「ダーイ、ダーイ」と「マイペンライ」
暖かかった年末年始でしたが、チェンマイの乾季がやってきた!と感じる昨今です。朝早く散歩に出ると吐く息が白くなり、ダウンにパーカーにタイツにマフラーなどなど、日本での防寒具がしっかり役にたち、そして朝晩の空はキリリとしていてとても気持ち良い空気。夜の星空や明け方の空の色は本当に綺麗です。日中のそれなりの暑さとの寒暖の差が激しく、風邪をひく人も多い季節。でもバーンロムサイの子どもたちは誰一人風邪もひかず元気に2016年を迎えています。
私は最初特にタイが好きというわけではなく、辛い料理は大好き!というくらいで、ここバーンロムサイで働き始めたのですが、チェンマイの水があっていたのでしょうか・・?! 気が付いたら11年も住んでいます。そしてこの国に長く居る事が出来る理由は、「ダーイ、ダーイ」と「マイペンライ」なのかな、と感じるのです。
「ダーイ、ダーイ」は何か相談やお願いごとをした時に「できる、できる」と、自信を持って「お任せください」くらいの勢いで答えてくれる時に良く聞きます。この時の安心感はかなりあるのですが、それが本当にできるかできないかはまた別の話し。でもたとえそれが何かの理由で出来なくても、殆どの人が「ごめんなさい」とは言わず、「マイペンライ=大丈夫、大丈夫」となるのです。
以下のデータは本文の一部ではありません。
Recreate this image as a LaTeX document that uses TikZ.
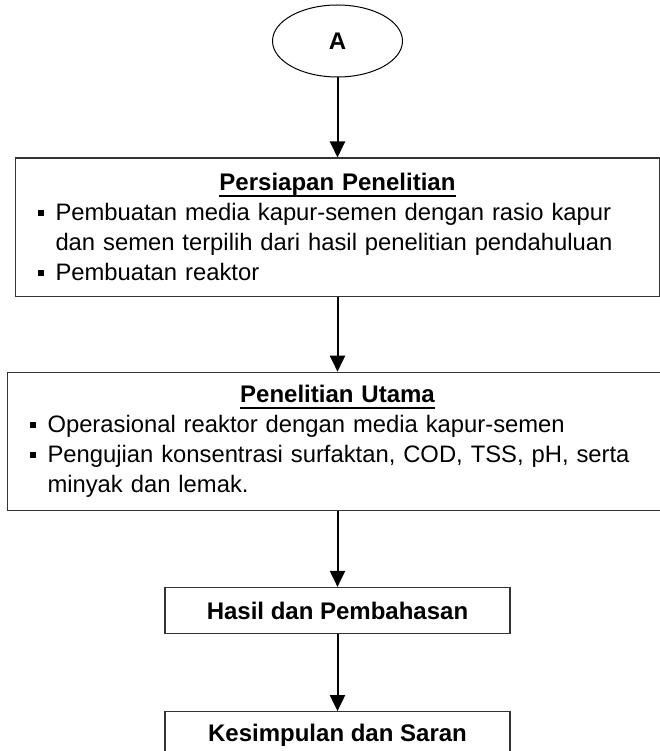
\documentclass[tikz,border=0pt]{standalone}
\usepackage{fontspec}
\setmainfont{Liberation Sans}
\usetikzlibrary{positioning,arrows.meta,shapes.geometric}

\newcommand{\bulitem}[1]{\hspace*{22pt}\rule[5pt]{6pt}{6pt}\hspace*{12pt}#1}
\newcommand{\bulcont}[1]{\hspace*{40pt}#1}
\newcommand{\ulbold}[2]{\makebox[#1]{\fontsize{24}{30}\selectfont\bfseries
    \setbox0\hbox{#2}\rlap{\rule[-6pt]{\wd0}{1.8pt}}\box0}}

\begin{document}
\begin{tikzpicture}[
    every node/.style={font=\fontsize{23.8}{30}\selectfont},
    startnode/.style={
        draw, ellipse, line width=1pt,
        minimum width=130pt, minimum height=72pt,
        font=\fontsize{24}{28}\selectfont\bfseries
    },
    listbox/.style={
        draw=black!80, line width=1.2pt,
        minimum height=138pt, inner xsep=0pt, inner ysep=0pt, align=left
    },
    plainbox/.style={
        draw=black!80, line width=1.2pt,
        minimum width=345pt, minimum height=46pt,
        font=\fontsize{24}{28}\selectfont\bfseries
    },
    arr/.style={-{Triangle[length=16pt, width=15pt]}, line width=2pt},
]

\useasboundingbox (0,0) rectangle (660pt,-751pt);

% === Start ===
\node[startnode] (start) at (337.5pt,-41pt) {A};

% === Persiapan ===
\node[listbox, text width=644pt, below=80pt of start] (prep)
    {\ulbold{644pt}{Persiapan Penelitian}\\
     \bulitem{Pembuatan media kapur-semen dengan rasio kapur}\\
     \bulcont{dan semen terpilih dari hasil penelitian pendahuluan}\\
     \bulitem{Pembuatan reaktor}};

% === Penelitian Utama ===
\node[listbox, text width=660pt, below=75pt of prep] (main)
    {\ulbold{660pt}{Penelitian Utama}\\
     \bulitem{Operasional reaktor dengan media kapur-semen}\\
     \bulitem{Pengujian konsentrasi surfaktan, COD, TSS, pH, serta}\\
     \bulcont{minyak dan lemak.}};

% === Hasil / Kesimpulan ===
\node[plainbox, below=76pt of main] (result) {Hasil dan Pembahasan};
\node[plainbox, minimum height=48pt, below=77pt of result] (concl) {Kesimpulan dan Saran};

% Flow arrows
\foreach \a/\b in {start/prep, prep/main, main/result, result/concl} {
    \draw[arr] (\a) -- (\b);
}

\end{tikzpicture}
\end{document}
なんであなたに「大丈夫」と言われなくてはならないのだ!と、もちろん腹がたつこともありましたし、「まずは謝るべきなんじゃないか!!」と思う事もありましたが、でもあまりの悪気のなさに、なんとなくこちらも「ま、いいか」と思ってしまうのです。
そしてこの「ダーイ、ダーイ」(なんとなく近くに居るタイ人の多くがダブルでダーイを使います)に「マイペンライ」をくっつけると、「全然平気、心配することなんかな〜んにもないから」というさらに強力な言葉になるのですが、それでもダメだった場合、謝らず、そして「マイペンライ」で終わります。人にもよりますが何故か憎めないのがここタイランド。
以前バーンロムサイ主催で村の子どもも一緒にという運動会を開催することになったのですが、本当に明日ですか?!と疑いたくなるくらい、全く準備をしていません。「大丈夫?間に合う?」と聞いても「ダーイ、ダーイ、マイペンライ」とタイ人スタッフ。当日の朝にスピーカーを手配という離れ業をやり、ちょっと遅れただけでなんと運動会は無事開催され、気が付いたらとても楽しい運動会だったと皆が満足して終了。そう、色々あっても最終的に辻褄があうことも多く、途中の心配はただの取り越し苦労。最近は先のことをあまり心配せず「きっと何とかなる、大丈夫」というタイ人気質にドップリ浸かり始めました。
バーンロムサイの大工の棟梁チャイさんも、昔から「ダーイ、ダーイ」と「マイペンライ」の達人です。そしてチャイさんがちょっと高音の声で「ダーイ、ダーイ」と言ったら必ずそれは大丈夫になり、特にかつて居た多くの日本人ボランティアたちの棟梁への尊敬の念と信頼度はかなり高かったのです。しかしここ最近はよる年波に勝てずというか、時々「ダーイ、ダーイ」が「あれ?!」という時も増えて来てはいるのですが、やはりチャイさんの「ダーイ、ダーイ」を聞くと一度はとても安心するのです。
11年前のチャイさん
チャイカットは今も同じ
この国にきて、天然のなんとかなるさ精神にどれだけ助けられたことか。タイが、そしてタイ人が好きな理由が、そして11年もここに暮らしている理由が、なんとなく分かって来た今日この頃なのです。